Throughout the years, countless access points and wireless routers have been held in low regard, or entirely dismissed, due to signal coverage issues. Whilst some of these may be down to poor strength transmitters, troublesome deployment environments, or too much attenuation before you get to the antennae, some of these could be easily avoided.
It’s all about deciding the right antennae for the job.
A growing number of routers and access points are now manufactured with one or two removable antenna. Different antennae have different types of connector (N-Type, SMA, etc.) but generally achieve the same goal – attaching your transmitter to the antenna.
Most access points have a “base” antenna known as an Omni-Directional (or “Omni” for short) antenna. These work best when out in the open of an office or other open area environment. Their effective transmission area (or “beam spread”) is best simplified as a donut. If we were to look at the wave from above, this would radiate outwards at all angles. Looking from the side; the signal spread would be going out to the sides, with only a small deviation in height.
Once you understand how the theory behind beam spread works, you start to appreciate where manipulating that beam spread can greatly improve your wireless network. Which leads us onto directional antennae.
Directional antennae are just that – a method of taking that 360-degree beam spread of an omni and focus it down a defined path/direction. There are various types that you can adopt for your particular situation: Sector, Flat Panel, Grid, or even Dish. The coverage areas are conical, and depending on the specific manufacturer, vary from being a wide coverage area (Sector antennae can be compared in beam spread appearance to a traditional Japanese fan) to being a very narrow and focused beam spread pattern (the most-narrow usually being that of Grid or Dish antennae).

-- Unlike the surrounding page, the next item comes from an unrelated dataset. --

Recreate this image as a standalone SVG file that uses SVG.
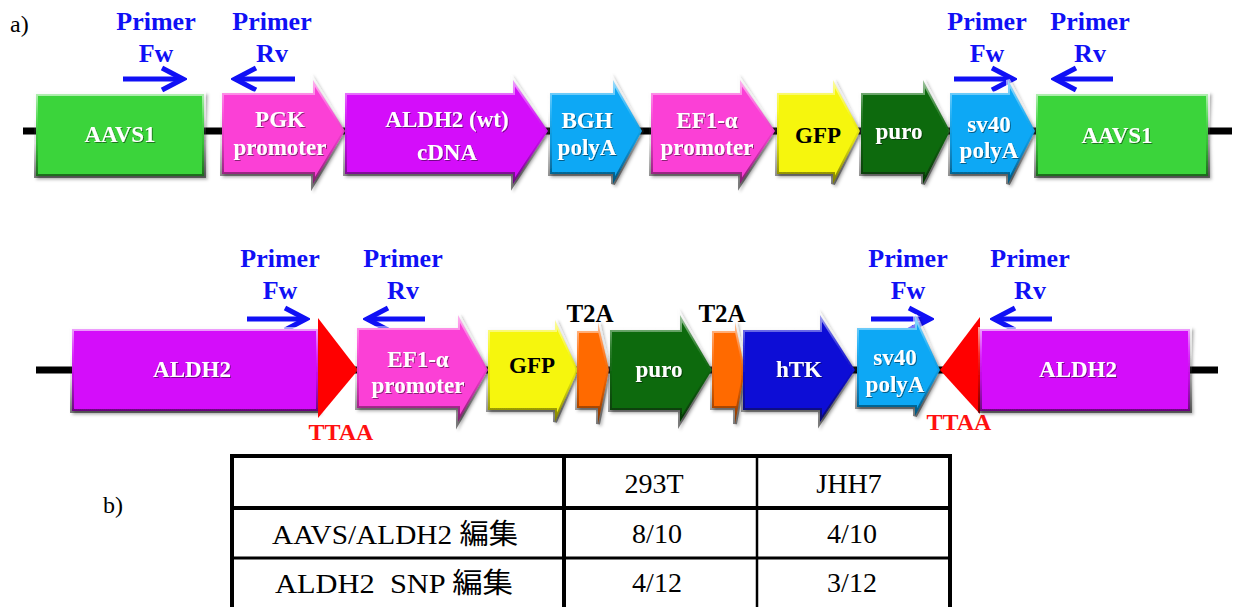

Practical application of these could be for example in a warehouse environment; wanting to have a Sector antenna transmitting down the length of a warehouse walkway for wireless stock systems (Symbol hand-scanners, wireless VoIP phones, etc.). Such an environment would suffer with Omni’s being used everywhere. However, a practical combination of omni (for open areas) and Sector (for directed beams down walkways between heavily stocked racking) could make for a well-covered environment with little (or no) signal dead spots.
Dish antennae are similarly suited for such things as building-to-building networking where physical cabling is prohibitively priced.
Take some time to review your antennae options before undertaking a task, it could save you all sorts of trouble in the long term!